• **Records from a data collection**
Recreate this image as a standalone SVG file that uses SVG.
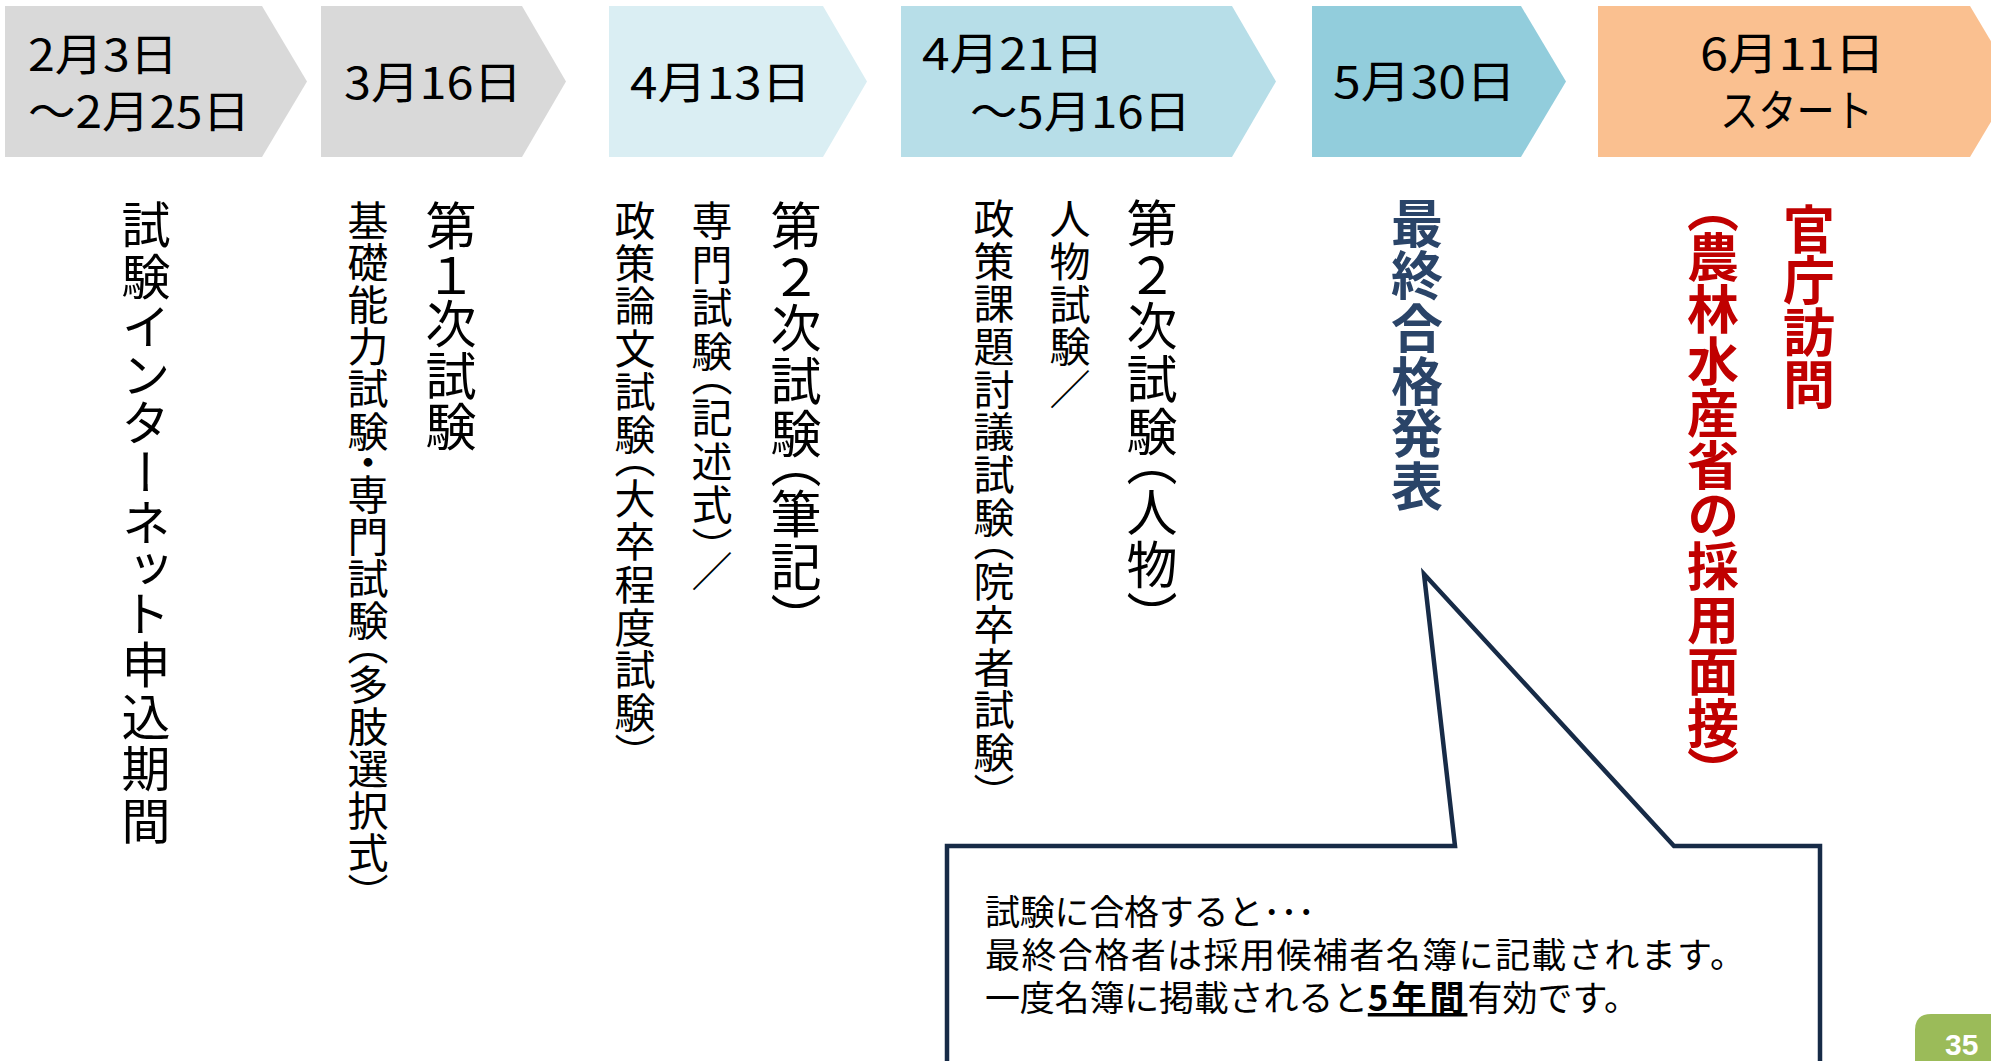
<svg xmlns="http://www.w3.org/2000/svg" width="1991" height="1061" viewBox="0 0 1991 1061">
<style>
.h{font-family:"Noto Sans CJK JP","Noto Sans",sans-serif;font-size:44px;fill:#000}
.v{font-family:"Noto Sans CJK JP","Noto Sans",sans-serif;writing-mode:vertical-rl;font-feature-settings:"vpal" 1;fill:#000}
.big{font-size:51px}
.mid{font-size:49px}
.sm{font-size:41px}
.navy{font-size:52px;font-weight:bold;fill:#2A4468}
.red{font-size:52px;font-weight:bold;fill:#C00000}
.c{font-family:"Noto Sans CJK JP","Noto Sans",sans-serif;font-size:35px;fill:#000}
</style>
<rect width="1991" height="1061" fill="#fff"/>
<g id="chevrons">
<g id="step1"><path d="M5,6 H262 L307,81.5 L262,157 H5 Z" fill="#D9D9D9"/>
<text class="h" x="28" y="71" textLength="150" lengthAdjust="spacingAndGlyphs">2月3日</text>
<text class="h" x="28" y="128" textLength="222" lengthAdjust="spacingAndGlyphs">～2月25日</text></g>
<g id="step2"><path d="M321,6 H522 L566,81.5 L522,157 H321 Z" fill="#D9D9D9"/>
<text class="h" x="344" y="99" textLength="178" lengthAdjust="spacingAndGlyphs">3月16日</text></g>
<g id="step3"><path d="M609,6 H823 L867,81.5 L823,157 H609 Z" fill="#DAEEF3"/>
<text class="h" x="630" y="99" textLength="181" lengthAdjust="spacingAndGlyphs">4月13日</text></g>
<g id="step4"><path d="M901,6 H1232 L1276,81.5 L1232,157 H901 Z" fill="#B7DEE8"/>
<text class="h" x="922" y="70" textLength="182" lengthAdjust="spacingAndGlyphs">4月21日</text>
<text class="h" x="970" y="128" textLength="221" lengthAdjust="spacingAndGlyphs">～5月16日</text></g>
<g id="step5"><path d="M1312,6 H1521 L1566,81.5 L1521,157 H1312 Z" fill="#92CDDC"/>
<text class="h" x="1333" y="98" textLength="183" lengthAdjust="spacingAndGlyphs">5月30日</text></g>
<g id="step6"><path d="M1598,6 H1970 L2015,81.5 L1970,157 H1598 Z" fill="#FAC090"/>
<text class="h" x="1700" y="70" textLength="185" lengthAdjust="spacingAndGlyphs">6月11日</text>
<text class="h" x="1720" y="127" textLength="153" lengthAdjust="spacingAndGlyphs">スタート</text></g>
</g>
<g id="connectors"/>
<g id="labels">
<g id="colA"><text class="v mid" x="146" y="200" textLength="645" lengthAdjust="spacing">試験インターネット申込期間</text></g>
<g id="colC"><text class="v sm" x="368" y="200" textLength="695" lengthAdjust="spacing">基礎能力試験・専門試験（多肢選択式）</text></g>
<g id="colB"><text class="v big" x="451" y="200" textLength="252" lengthAdjust="spacing">第１次試験</text></g>
<g id="colD"><text class="v sm" x="635" y="200" textLength="555" lengthAdjust="spacing">政策論文試験（大卒程度試験）</text></g>
<g id="colE"><text class="v sm" x="712" y="200" textLength="392" lengthAdjust="spacing">専門試験（記述式）／</text></g>
<g id="colF"><text class="v big" x="796" y="200" textLength="420" lengthAdjust="spacing">第２次試験（筆記）</text></g>
<g id="colG"><text class="v sm" x="994" y="198" textLength="597" lengthAdjust="spacing">政策課題討議試験（院卒者試験）</text></g>
<g id="colH"><text class="v sm" x="1070" y="198" textLength="212" lengthAdjust="spacing">人物試験／</text></g>
<g id="colI"><text class="v big" x="1152" y="198" textLength="420" lengthAdjust="spacing">第２次試験（人物）</text></g>
<g id="colJ"><text class="v navy" x="1417" y="197" textLength="315" lengthAdjust="spacing">最終合格発表</text></g>
<g id="colK"><text class="v red" x="1809" y="203" textLength="207" lengthAdjust="spacing">官庁訪問</text></g>
<g id="colL"><text class="v red" x="1713" y="205" textLength="570" lengthAdjust="spacing">（農林水産省の採用面接）</text></g>
</g>
<g id="callout">
<path d="M947,1075 V846 H1455 L1424,574 L1674,846 H1820 V1075" fill="#fff" stroke="#172B47" stroke-width="4.5" stroke-linejoin="miter"/>
<text class="c" x="985" y="925" textLength="330" lengthAdjust="spacing">試験に合格すると･･･</text>
<text class="c" x="985" y="968" textLength="760" lengthAdjust="spacing">最終合格者は採用候補者名簿に記載されます。</text>
<text class="c" y="1011"><tspan x="985" textLength="383" lengthAdjust="spacing">一度名簿に掲載されると</tspan><tspan font-weight="bold" text-decoration="underline" letter-spacing="3">5年間</tspan><tspan>有効です。</tspan></text>
</g>
<g id="page">
<path d="M1915,1061 V1030 Q1915,1014 1931,1014 H1991 V1061 Z" fill="#9BBB59"/>
<text x="1945" y="1055" font-family="Liberation Sans,sans-serif" font-size="30" font-weight="bold" fill="#fff">35</text>
</g>
</svg>
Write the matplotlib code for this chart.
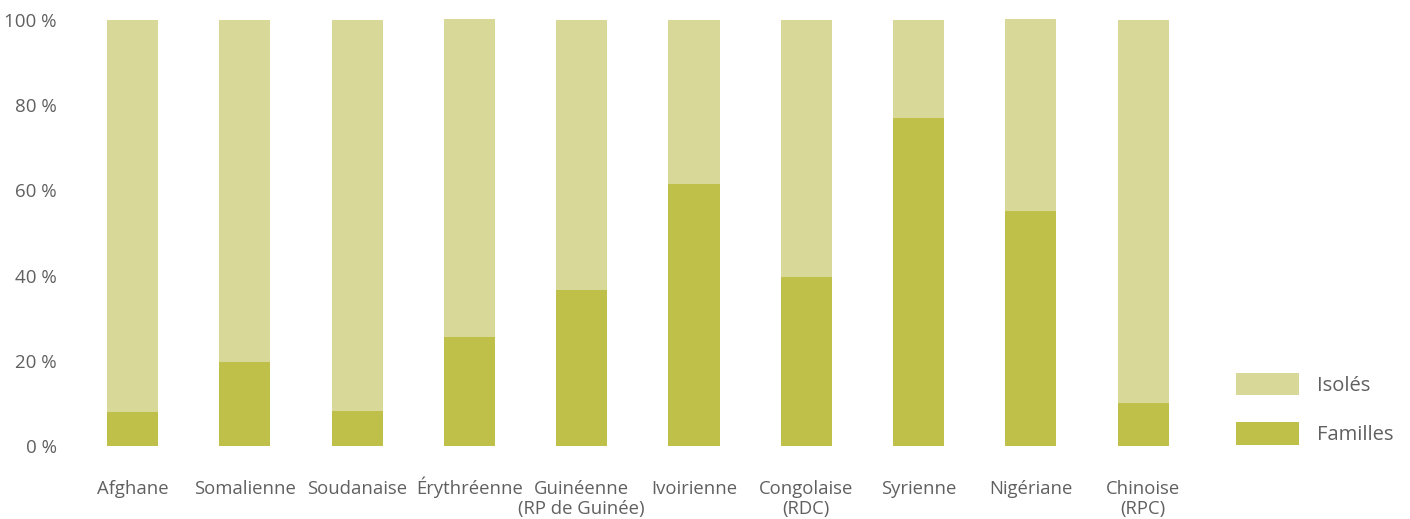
import matplotlib
matplotlib.use("Agg")
import matplotlib.pyplot as plt
import numpy as np

categories = ["Afghane", "Somalienne", "Soudanaise", "Érythréenne", "Guinéenne\n(RP de Guinée)",
              "Ivoirienne", "Congolaise\n(RDC)", "Syrienne", "Nigériane", "Chinoise\n(RPC)"]
familles = [8.0, 19.7, 8.2, 25.6, 36.6, 61.5, 39.7, 77.0, 55.2, 10.1]
isoles = [92.0, 80.3, 91.8, 74.6, 63.4, 38.5, 60.3, 23.0, 45.0, 89.9]
yticks = [0, 20, 40, 60, 80, 100]
ytick_labels = ["0 %", "20 %", "40 %", "60 %", "80 %", "100 %"]

c_fam = "#bfc049"
c_iso = "#d8d999"
txt = "#606060"

plt.rcParams['font.family'] = ['Open Sans', 'DejaVu Sans']

W, H = 1410, 519
fig = plt.figure(figsize=(W / 100, H / 100), dpi=100)
ymax = 102
left_px, right_px = 76.4, 1199.3
bottom_px = 446
top_px = bottom_px - 4.26 * ymax
ax = fig.add_axes([left_px / W, (H - bottom_px) / H, (right_px - left_px) / W, (bottom_px - top_px) / H])

x = np.arange(len(categories))
width = 0.455
ax.bar(x, familles, width, color=c_fam, label="Familles")
ax.bar(x, isoles, width, bottom=familles, color=c_iso, label="Isolés")

ax.set_xlim(-0.5, len(categories) - 0.5)
ax.set_ylim(0, ymax)
ax.set_yticks(yticks)
ax.set_yticklabels(ytick_labels)
ax.tick_params(axis='y', length=0, pad=14, labelsize=13.5, labelcolor=txt)
ax.set_xticks(x)
ax.set_xticklabels([""] * len(categories))
ax.tick_params(axis='x', length=0)

# category labels: each line placed on a common baseline
for xi, cat in zip(x, categories):
    for i, line in enumerate(cat.split("\n")):
        ax.annotate(line, xy=(xi, 0), xytext=(0, -(48 + 20 * i)), textcoords='offset pixels',
                    ha='center', va='baseline', fontsize=13.3, color=txt, annotation_clip=False)

for s in ax.spines.values():
    s.set_visible(False)

handles, labels = ax.get_legend_handles_labels()
leg = ax.legend(handles[::-1], labels[::-1], loc='lower left', bbox_to_anchor=(1232 / W, (H - 449) / H),
                bbox_transform=fig.transFigure, frameon=False, fontsize=14.5,
                handlelength=3.15, handleheight=1.35, labelspacing=1.3, handletextpad=0.85,
                labelcolor=txt, borderaxespad=0, borderpad=0.2)

fig.savefig("out.png", dpi=100)
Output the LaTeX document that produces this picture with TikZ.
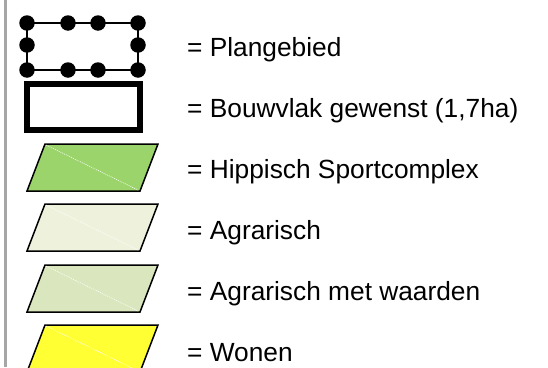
\documentclass[tikz,border=0pt]{standalone}
\usepackage{fontspec}
\setmainfont{Liberation Sans}
\definecolor{hippisch}{HTML}{9BD46B}
\definecolor{agrarisch}{HTML}{EEF2DC}
\definecolor{agrwaard}{HTML}{DAE6BD}
\definecolor{wonen}{HTML}{FFFF33}
\definecolor{sidegrey}{HTML}{A6A6A6}
\tikzset{
  legtext/.style={anchor=base west, inner sep=0pt, font=\fontsize{26.3}{31}\selectfont},
  dotpt/.style={fill=black, circle, inner sep=0pt, minimum size=15.5pt},
  para/.style={draw=black, line width=1.5pt, line join=miter},
  diag/.style={draw=white, line width=0.6pt, dash pattern=on 1pt off 1pt},
}
\begin{document}
\begin{tikzpicture}[x=1pt,y=-1pt]
\useasboundingbox (0,0) rectangle (548,367);
\begin{scope}
\clip (0,0) rectangle (548,367);
% side line
\draw[sidegrey, line width=3pt] (5.5,0) -- (5.5,367);
% Plangebied
\draw[line width=1.5pt] (27,23) rectangle (138,70);
\foreach \x/\y [count=\i] in {27/23,68/23,98/23,138/23,27/45,138/45,27/70,68/70,98/70,138/70}
  \node[dotpt] (d\i) at (\x,\y) {};
% Bouwvlak
\draw[line width=6pt] (27,84) rectangle (140,130);
% parallelograms
\foreach \t/\c/\n in {144/hippisch/p1,204/agrarisch/p2,265/agrwaard/p3,325/wonen/p4}{
  \path[para, fill=\c] (45,\t) -- (158,\t) -- (140,\t+47) -- (27,\t+47) -- cycle;
  \draw[diag] (46,\t+1) -- (138,\t+46);
}
\end{scope}
\node[legtext] (t1) at (187,56) {= Plangebied};
\node[legtext] (t2) at (187,117) {= Bouwvlak gewenst (1,7ha)};
\node[legtext] (t3) at (187,178) {= Hippisch Sportcomplex};
\node[legtext] (t4) at (187,239) {= Agrarisch};
\node[legtext] (t5) at (187,300) {= Agrarisch met waarden};
\node[legtext] (t6) at (187,361) {= Wonen};
\end{tikzpicture}
\end{document}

• **STATED EXERCISE**
Reproduce exactly and only the lines from the one with "Output the LaTeX" through the last entry, both included, excluding every picture.

• **CORRECT RESULT**
Output the LaTeX document that produces this picture with TikZ.
\documentclass[tikz,border=0pt]{standalone}
\usepackage{fontspec}
\setmainfont{Liberation Sans}
\definecolor{hippisch}{HTML}{9BD46B}
\definecolor{agrarisch}{HTML}{EEF2DC}
\definecolor{agrwaard}{HTML}{DAE6BD}
\definecolor{wonen}{HTML}{FFFF33}
\definecolor{sidegrey}{HTML}{A6A6A6}
\tikzset{
  legtext/.style={anchor=base west, inner sep=0pt, font=\fontsize{26.3}{31}\selectfont},
  dotpt/.style={fill=black, circle, inner sep=0pt, minimum size=15.5pt},
  para/.style={draw=black, line width=1.5pt, line join=miter},
  diag/.style={draw=white, line width=0.6pt, dash pattern=on 1pt off 1pt},
}
\begin{document}
\begin{tikzpicture}[x=1pt,y=-1pt]
\useasboundingbox (0,0) rectangle (548,367);
\begin{scope}
\clip (0,0) rectangle (548,367);
% side line
\draw[sidegrey, line width=3pt] (5.5,0) -- (5.5,367);
% Plangebied
\draw[line width=1.5pt] (27,23) rectangle (138,70);
\foreach \x/\y [count=\i] in {27/23,68/23,98/23,138/23,27/45,138/45,27/70,68/70,98/70,138/70}
  \node[dotpt] (d\i) at (\x,\y) {};
% Bouwvlak
\draw[line width=6pt] (27,84) rectangle (140,130);
% parallelograms
\foreach \t/\c/\n in {144/hippisch/p1,204/agrarisch/p2,265/agrwaard/p3,325/wonen/p4}{
  \path[para, fill=\c] (45,\t) -- (158,\t) -- (140,\t+47) -- (27,\t+47) -- cycle;
  \draw[diag] (46,\t+1) -- (138,\t+46);
}
\end{scope}
\node[legtext] (t1) at (187,56) {= Plangebied};
\node[legtext] (t2) at (187,117) {= Bouwvlak gewenst (1,7ha)};
\node[legtext] (t3) at (187,178) {= Hippisch Sportcomplex};
\node[legtext] (t4) at (187,239) {= Agrarisch};
\node[legtext] (t5) at (187,300) {= Agrarisch met waarden};
\node[legtext] (t6) at (187,361) {= Wonen};
\end{tikzpicture}
\end{document}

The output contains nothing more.